Reagan’s rallying cry that pointed back to those halcyon days resonated with so many voters that Reagan was swept into the Oval Office that year.
In December of 2011, [Donald] Trump made a statement in which he said he was unwilling to rule out running as a presidential candidate in the future, explaining “I must leave all of my options open because, above all else, we must make America great again“. At the time it was not used as a slogan.
Trump began using the slogan formally in November 7, 2012, the day after Barack Obama won his reelection against Mitt Romney. He first considered “We Will Make America Great”, but did not feel like it had the right “ring” to it. “Make America Great” was his next inflection, but upon further reflection, felt that it was a slight to America because it implied that America was never great.

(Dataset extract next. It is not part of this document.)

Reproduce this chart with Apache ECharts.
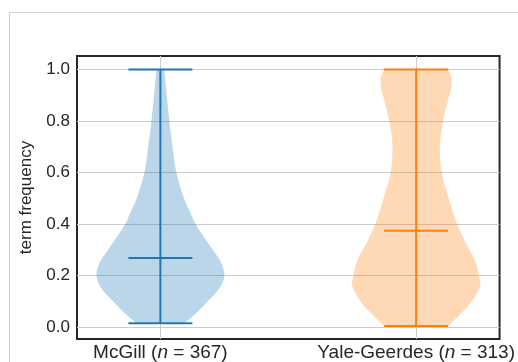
<!DOCTYPE html>
<html>
<head>
<meta charset="utf-8">
<script src="https://cdn.jsdelivr.net/npm/echarts@6/dist/echarts.min.js"></script>
<style>
  html, body { margin: 0; padding: 0; background: #ffffff; }
  #chart { width: 518px; height: 362px; }
</style>
</head>
<body>
<div id="chart"></div>
<script>
// Groups shown along the x axis
const categories = ['McGill', 'Yale-Geerdes'];
const counts = [367, 313];
const positions = [1, 2];

// Density profile of each group: term-frequency levels and relative half-widths (1 = widest)
const mcgillLevels  = [0.015, 0.05, 0.10, 0.15, 0.20, 0.25, 0.30, 0.35, 0.40, 0.45, 0.50, 0.60, 0.70, 0.80, 0.90, 1.00];
const mcgillDensity = [0.37, 0.54, 0.74, 0.92, 1.00, 0.95, 0.82, 0.68, 0.55, 0.46, 0.37, 0.25, 0.19, 0.14, 0.10, 0.06];
const yaleLevels    = [0.004, 0.05, 0.10, 0.16, 0.20, 0.26, 0.32, 0.40, 0.50, 0.60, 0.70, 0.80, 0.88, 0.93, 0.97, 1.00];
const yaleDensity   = [0.50, 0.69, 0.87, 1.00, 0.98, 0.92, 0.79, 0.64, 0.51, 0.40, 0.37, 0.42, 0.50, 0.55, 0.55, 0.50];

// Summary values: extremes and centre line of each group
const minValues = [0.015, 0.004];
const maxValues = [1.0, 1.0];
const centerValues = [0.268, 0.374];

// Tick labels of the y axis
const yTicks = [0, 0.2, 0.4, 0.6, 0.8, 1.0];

const lineColors = ['#1f77b4', '#ff7f0e'];
const fillColors = ['rgba(31,119,180,0.3)', 'rgba(255,127,14,0.3)'];
const FONT = '"Liberation Sans", Arial, Helvetica, sans-serif';
const TEXT = '#262626';

// Catmull-Rom smoothing of a pixel polyline
function smoothPath(pts, steps) {
  const out = [];
  for (let i = 0; i < pts.length - 1; i++) {
    const p0 = pts[Math.max(i - 1, 0)], p1 = pts[i], p2 = pts[i + 1], p3 = pts[Math.min(i + 2, pts.length - 1)];
    for (let s = 0; s < steps; s++) {
      const t = s / steps, t2 = t * t, t3 = t2 * t;
      out.push([0, 1].map(d => 0.5 * ((2 * p1[d]) + (-p0[d] + p2[d]) * t +
        (2 * p0[d] - 5 * p1[d] + 4 * p2[d] - p3[d]) * t2 +
        (-p0[d] + 3 * p1[d] - 3 * p2[d] + p3[d]) * t3)));
    }
  }
  out.push(pts[pts.length - 1]);
  return out;
}

function violinSeries(i, levels, density) {
  const color = lineColors[i];
  return {
    type: 'custom',
    coordinateSystem: 'cartesian2d',
    z: 3,
    silent: true,
    data: [[positions[i], centerValues[i]]],
    renderItem: function (params, api) {
      const pos = positions[i];
      const halfWidth = 0.25;   // widest half-width in axis units
      const capHalf = 0.125;
      const right = smoothPath(levels.map((y, k) => api.coord([pos + halfWidth * density[k], y])), 8);
      const left = smoothPath(levels.map((y, k) => api.coord([pos - halfWidth * density[k], y])), 8).reverse();
      const seg = (a, b) => ({
        type: 'line',
        shape: { x1: a[0], y1: a[1], x2: b[0], y2: b[1] },
        style: { stroke: color, lineWidth: 2 }
      });
      const hLine = v => seg(api.coord([pos - capHalf, v]), api.coord([pos + capHalf, v]));
      return {
        type: 'group',
        children: [
          { type: 'polygon', shape: { points: right.concat(left) }, style: { fill: fillColors[i] } },
          seg(api.coord([pos, minValues[i]]), api.coord([pos, maxValues[i]])),
          hLine(minValues[i]),
          hLine(maxValues[i]),
          hLine(centerValues[i])
        ]
      };
    }
  };
}

const chart = echarts.init(document.getElementById('chart'), null, { renderer: 'canvas' });

chart.setOption({
  backgroundColor: '#ffffff',
  animation: false,
  graphic: [{
    type: 'rect',
    silent: true,
    shape: { x: 9.5, y: 12.5, width: 700, height: 500 },
    style: { fill: 'none', stroke: '#d0d0d0', lineWidth: 1 }
  }],
  grid: {
    left: 77, right: 17, top: 56, bottom: 22,
    show: true, borderColor: '#262626', borderWidth: 2, backgroundColor: 'transparent'
  },
  xAxis: {
    type: 'value',
    min: 0.674, max: 2.326,
    axisLine: { show: false },
    axisTick: { show: false, customValues: positions },
    splitLine: { show: true, lineStyle: { color: '#cccccc', width: 1 } },
    axisLabel: {
      customValues: positions,
      margin: 4,
      color: TEXT, fontSize: 19, fontFamily: FONT,
      formatter: v => {
        const i = positions.indexOf(v);
        return categories[i] + ' ({it|n} = ' + counts[i] + ')';
      },
      rich: { it: { fontStyle: 'italic', fontSize: 19, fontFamily: FONT, color: TEXT } }
    }
  },
  yAxis: {
    type: 'value',
    min: -0.046, max: 1.052,
    name: 'term frequency',
    nameLocation: 'middle',
    nameGap: 42,
    nameTextStyle: { color: TEXT, fontSize: 17, fontFamily: FONT },
    axisLine: { show: false },
    axisTick: { show: false, customValues: yTicks },
    splitLine: { show: true, lineStyle: { color: '#cccccc', width: 1 } },
    axisLabel: {
      customValues: yTicks,
      margin: 7,
      color: TEXT, fontSize: 17, fontFamily: FONT,
      formatter: v => v.toFixed(1)
    }
  },
  series: [
    violinSeries(0, mcgillLevels, mcgillDensity),
    violinSeries(1, yaleLevels, yaleDensity)
  ]
});
</script>
</body>
</html>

After selecting “Make America Great Again”, Trump immediately had an attorney register it. (Trump later said that he was unaware of Reagan’s use in 1980 until 2015, but noted that “he didn’t trademark it”.)
On November 12  he signed an application with the United States Patent and Trademark Office requesting exclusive rights to use the slogan for political purposes. It was registered as a service mark on July 14, 2015, after Trump formally began his 2016 presidential campaign and demonstrated that he was using the slogan for the purpose stated on the application.
During the campaign, Trump often used the slogan, especially by wearing hats emblazoned with the phrase in white letters. The slogan was so important to the campaign that it spent more on making the hats – sold for $25 each on its website – than on polling, consultants, or television commercials; the candidate claimed that “millions” were sold.
…The president-elect stated in January 2017 that the slogan of his 2020 reelection campaign would be “Keep America Great!”, immediately ordering a lawyer to trademark it. [Source]
By late 2015 it was obvious that once again, the slogan evoked in most listeners a nostalgia for the America of those Happy Days of the 1950s and early 1960s. A Tennessee candidate for the US congress, Rick Tyler, particularly made this clear in his own version of the Trump slogan.
Tyler commented to reporters that “the Leave It to Beaver, Ozzie and Harriet, Mayberry America of old was vastly superior to what we are experiencing today.” But Tyler pulled no punches—it wasn’t just a matter of returning to a society that seemed to respect “family values” more…he directly connected the Greatness of America to one of the most outstanding realities of pre-Beatles America—it was an America where the white race was firmly in control. And where non-whites “knew their place.” Such as in this 1956 photo from Tyler’s home state of Tennessee.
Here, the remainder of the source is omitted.